Requirements: Reproduce exactly the lines below, from the first through the one containing "const curveHours = [0.1, 0.8, 1.8, 3.5, 6, 10, 48.2];", and nothing more.
▼▼▼
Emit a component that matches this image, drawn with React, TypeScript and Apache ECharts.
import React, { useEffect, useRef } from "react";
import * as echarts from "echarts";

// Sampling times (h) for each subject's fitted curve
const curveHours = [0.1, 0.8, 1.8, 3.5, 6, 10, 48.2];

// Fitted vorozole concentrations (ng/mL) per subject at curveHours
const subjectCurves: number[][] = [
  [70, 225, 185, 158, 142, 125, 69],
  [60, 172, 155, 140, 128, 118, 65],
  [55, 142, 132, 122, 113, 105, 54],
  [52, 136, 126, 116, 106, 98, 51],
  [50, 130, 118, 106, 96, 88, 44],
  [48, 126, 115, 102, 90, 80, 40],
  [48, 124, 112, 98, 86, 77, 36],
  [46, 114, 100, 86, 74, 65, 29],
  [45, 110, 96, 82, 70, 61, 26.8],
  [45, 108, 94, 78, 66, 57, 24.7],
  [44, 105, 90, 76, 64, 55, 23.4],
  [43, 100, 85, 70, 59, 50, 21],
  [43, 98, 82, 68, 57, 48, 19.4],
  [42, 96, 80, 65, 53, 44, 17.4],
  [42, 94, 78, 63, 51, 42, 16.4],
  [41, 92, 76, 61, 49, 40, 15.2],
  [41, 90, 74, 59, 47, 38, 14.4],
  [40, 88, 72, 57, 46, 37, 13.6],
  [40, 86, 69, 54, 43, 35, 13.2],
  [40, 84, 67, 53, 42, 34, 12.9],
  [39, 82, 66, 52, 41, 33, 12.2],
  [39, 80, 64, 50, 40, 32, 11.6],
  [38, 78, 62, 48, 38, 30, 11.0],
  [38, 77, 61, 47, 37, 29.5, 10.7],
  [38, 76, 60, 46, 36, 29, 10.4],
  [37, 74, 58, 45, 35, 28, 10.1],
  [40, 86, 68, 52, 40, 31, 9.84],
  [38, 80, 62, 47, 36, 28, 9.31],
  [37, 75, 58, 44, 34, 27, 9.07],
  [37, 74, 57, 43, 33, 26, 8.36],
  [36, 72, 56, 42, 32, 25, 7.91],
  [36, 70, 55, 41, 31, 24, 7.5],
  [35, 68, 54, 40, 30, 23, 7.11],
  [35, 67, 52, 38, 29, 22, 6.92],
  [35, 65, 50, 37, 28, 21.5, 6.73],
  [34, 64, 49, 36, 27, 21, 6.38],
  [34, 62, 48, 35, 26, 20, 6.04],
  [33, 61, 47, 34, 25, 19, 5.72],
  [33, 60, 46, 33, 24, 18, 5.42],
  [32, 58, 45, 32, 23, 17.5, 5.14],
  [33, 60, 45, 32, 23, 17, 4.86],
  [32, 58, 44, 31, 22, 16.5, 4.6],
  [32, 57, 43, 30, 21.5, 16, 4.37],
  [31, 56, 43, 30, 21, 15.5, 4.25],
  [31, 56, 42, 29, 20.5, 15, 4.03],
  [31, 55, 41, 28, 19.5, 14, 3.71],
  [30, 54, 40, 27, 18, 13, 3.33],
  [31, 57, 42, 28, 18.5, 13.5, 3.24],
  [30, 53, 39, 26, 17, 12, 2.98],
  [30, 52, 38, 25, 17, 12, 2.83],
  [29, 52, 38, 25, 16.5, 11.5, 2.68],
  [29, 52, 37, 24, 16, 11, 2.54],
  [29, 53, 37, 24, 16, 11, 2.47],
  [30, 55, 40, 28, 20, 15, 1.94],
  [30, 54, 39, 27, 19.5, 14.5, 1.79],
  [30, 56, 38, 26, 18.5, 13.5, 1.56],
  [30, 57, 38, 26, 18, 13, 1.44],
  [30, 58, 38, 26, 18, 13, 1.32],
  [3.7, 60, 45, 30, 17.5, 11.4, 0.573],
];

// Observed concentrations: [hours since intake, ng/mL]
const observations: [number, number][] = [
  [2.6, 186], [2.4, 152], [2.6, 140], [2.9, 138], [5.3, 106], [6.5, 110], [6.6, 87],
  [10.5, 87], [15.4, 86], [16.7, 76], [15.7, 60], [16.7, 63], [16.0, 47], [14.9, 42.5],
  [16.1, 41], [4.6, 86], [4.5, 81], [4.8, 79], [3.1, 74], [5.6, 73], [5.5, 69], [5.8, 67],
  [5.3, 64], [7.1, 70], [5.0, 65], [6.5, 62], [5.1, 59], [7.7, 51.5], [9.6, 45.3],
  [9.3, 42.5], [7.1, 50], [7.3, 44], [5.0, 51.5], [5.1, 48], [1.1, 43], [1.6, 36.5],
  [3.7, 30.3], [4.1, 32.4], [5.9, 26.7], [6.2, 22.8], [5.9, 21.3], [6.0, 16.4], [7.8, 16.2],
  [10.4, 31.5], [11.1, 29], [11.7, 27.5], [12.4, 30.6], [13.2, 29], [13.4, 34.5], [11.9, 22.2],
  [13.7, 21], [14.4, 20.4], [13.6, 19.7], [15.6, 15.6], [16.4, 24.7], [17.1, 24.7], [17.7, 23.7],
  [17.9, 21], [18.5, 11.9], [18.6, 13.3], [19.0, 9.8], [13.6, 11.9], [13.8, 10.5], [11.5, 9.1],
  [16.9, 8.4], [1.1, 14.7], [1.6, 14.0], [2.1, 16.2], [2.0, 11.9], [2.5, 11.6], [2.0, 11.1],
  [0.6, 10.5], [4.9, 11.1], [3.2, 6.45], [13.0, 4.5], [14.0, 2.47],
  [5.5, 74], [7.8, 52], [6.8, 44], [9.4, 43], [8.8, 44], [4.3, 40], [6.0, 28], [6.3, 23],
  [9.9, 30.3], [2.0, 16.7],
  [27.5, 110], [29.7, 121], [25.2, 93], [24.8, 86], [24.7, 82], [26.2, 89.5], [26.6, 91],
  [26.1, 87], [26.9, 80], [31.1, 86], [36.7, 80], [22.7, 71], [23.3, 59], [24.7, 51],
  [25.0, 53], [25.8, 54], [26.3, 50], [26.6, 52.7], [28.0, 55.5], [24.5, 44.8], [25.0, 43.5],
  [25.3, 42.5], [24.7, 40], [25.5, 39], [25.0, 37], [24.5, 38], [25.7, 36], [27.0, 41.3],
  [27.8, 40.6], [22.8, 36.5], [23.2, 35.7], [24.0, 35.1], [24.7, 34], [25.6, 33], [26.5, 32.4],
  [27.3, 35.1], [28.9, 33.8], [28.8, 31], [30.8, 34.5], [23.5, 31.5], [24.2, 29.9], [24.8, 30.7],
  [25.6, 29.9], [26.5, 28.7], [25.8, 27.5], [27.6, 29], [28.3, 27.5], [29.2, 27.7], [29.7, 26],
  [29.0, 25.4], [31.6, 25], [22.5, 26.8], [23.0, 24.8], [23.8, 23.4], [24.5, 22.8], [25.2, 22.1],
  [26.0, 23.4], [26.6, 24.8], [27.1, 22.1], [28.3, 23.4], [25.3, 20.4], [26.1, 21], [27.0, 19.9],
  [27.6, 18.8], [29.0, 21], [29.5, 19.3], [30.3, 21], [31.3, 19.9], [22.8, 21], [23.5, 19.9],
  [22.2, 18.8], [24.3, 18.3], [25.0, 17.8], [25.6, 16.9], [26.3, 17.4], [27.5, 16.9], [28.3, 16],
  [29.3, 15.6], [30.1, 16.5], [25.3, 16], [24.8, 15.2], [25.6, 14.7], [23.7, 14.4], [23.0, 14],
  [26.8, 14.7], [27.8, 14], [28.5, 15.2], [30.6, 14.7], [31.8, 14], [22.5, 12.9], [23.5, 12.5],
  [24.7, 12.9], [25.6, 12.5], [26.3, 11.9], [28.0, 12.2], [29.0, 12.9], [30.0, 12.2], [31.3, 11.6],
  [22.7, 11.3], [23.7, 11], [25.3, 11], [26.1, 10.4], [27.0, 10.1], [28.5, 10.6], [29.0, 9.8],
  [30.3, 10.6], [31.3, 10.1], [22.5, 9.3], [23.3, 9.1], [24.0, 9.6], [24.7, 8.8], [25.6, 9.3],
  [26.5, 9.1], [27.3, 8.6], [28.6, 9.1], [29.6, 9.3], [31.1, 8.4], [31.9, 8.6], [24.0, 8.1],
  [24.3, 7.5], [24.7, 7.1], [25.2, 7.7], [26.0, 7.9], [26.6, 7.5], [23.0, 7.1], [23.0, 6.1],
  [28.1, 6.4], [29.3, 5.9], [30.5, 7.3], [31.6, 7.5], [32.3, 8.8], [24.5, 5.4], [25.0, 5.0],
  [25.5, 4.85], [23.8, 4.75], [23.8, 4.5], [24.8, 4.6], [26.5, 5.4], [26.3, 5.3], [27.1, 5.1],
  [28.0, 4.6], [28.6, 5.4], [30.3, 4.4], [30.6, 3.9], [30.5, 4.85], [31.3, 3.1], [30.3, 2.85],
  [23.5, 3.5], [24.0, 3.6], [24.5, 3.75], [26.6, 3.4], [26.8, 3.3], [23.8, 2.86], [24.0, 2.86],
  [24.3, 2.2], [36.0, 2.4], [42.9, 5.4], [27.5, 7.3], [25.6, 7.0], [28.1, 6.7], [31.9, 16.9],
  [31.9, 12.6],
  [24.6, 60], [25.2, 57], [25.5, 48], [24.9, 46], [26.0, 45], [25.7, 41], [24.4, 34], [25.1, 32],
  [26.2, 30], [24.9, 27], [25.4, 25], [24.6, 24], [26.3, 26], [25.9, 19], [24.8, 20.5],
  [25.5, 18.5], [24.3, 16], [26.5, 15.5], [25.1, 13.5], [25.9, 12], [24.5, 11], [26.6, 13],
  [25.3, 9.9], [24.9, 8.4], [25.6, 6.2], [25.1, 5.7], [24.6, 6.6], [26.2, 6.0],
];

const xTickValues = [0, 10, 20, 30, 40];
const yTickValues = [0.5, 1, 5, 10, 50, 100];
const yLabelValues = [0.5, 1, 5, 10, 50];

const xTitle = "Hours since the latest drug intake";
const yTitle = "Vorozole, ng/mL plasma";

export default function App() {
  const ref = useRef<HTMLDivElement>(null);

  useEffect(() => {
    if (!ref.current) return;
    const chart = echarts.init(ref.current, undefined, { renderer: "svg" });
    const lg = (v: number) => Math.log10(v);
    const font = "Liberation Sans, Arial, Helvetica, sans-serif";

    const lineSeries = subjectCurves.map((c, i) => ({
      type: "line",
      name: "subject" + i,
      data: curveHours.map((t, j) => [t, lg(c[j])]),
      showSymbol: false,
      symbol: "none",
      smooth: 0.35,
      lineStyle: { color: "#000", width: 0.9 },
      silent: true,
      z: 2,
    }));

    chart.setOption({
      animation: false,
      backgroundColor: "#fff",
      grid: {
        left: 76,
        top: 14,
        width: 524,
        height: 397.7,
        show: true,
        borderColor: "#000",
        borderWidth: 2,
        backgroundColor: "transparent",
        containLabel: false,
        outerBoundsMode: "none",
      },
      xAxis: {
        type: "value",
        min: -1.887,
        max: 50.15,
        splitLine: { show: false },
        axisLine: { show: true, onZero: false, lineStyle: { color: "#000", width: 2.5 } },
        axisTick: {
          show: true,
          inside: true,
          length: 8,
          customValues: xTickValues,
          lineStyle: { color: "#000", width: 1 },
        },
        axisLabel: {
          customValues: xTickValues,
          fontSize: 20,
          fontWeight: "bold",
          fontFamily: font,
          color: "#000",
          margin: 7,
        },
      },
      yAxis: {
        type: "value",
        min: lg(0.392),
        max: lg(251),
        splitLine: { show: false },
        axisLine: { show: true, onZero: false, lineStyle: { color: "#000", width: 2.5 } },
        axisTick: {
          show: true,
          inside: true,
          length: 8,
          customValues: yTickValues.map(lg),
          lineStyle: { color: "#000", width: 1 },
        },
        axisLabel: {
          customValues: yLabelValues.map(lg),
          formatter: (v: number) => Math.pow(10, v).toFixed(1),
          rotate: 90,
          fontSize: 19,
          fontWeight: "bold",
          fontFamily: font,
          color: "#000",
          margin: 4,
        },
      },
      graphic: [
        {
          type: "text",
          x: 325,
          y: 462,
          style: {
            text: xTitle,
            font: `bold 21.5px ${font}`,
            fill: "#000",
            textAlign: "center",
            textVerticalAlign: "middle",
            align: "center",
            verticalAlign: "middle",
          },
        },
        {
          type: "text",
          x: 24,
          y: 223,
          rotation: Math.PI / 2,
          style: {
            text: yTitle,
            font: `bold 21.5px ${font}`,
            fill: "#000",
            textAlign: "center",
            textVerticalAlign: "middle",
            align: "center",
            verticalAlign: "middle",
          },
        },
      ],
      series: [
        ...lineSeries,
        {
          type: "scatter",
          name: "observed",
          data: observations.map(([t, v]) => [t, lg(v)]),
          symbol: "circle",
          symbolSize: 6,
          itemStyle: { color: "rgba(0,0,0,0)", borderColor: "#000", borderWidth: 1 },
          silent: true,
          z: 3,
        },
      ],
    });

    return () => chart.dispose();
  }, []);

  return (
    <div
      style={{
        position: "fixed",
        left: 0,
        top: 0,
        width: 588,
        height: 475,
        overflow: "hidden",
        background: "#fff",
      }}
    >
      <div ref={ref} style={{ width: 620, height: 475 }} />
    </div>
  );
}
▲▲▲
Exercise output:
Emit a component that matches this image, drawn with React, TypeScript and Apache ECharts.
import React, { useEffect, useRef } from "react";
import * as echarts from "echarts";

// Sampling times (h) for each subject's fitted curve
const curveHours = [0.1, 0.8, 1.8, 3.5, 6, 10, 48.2];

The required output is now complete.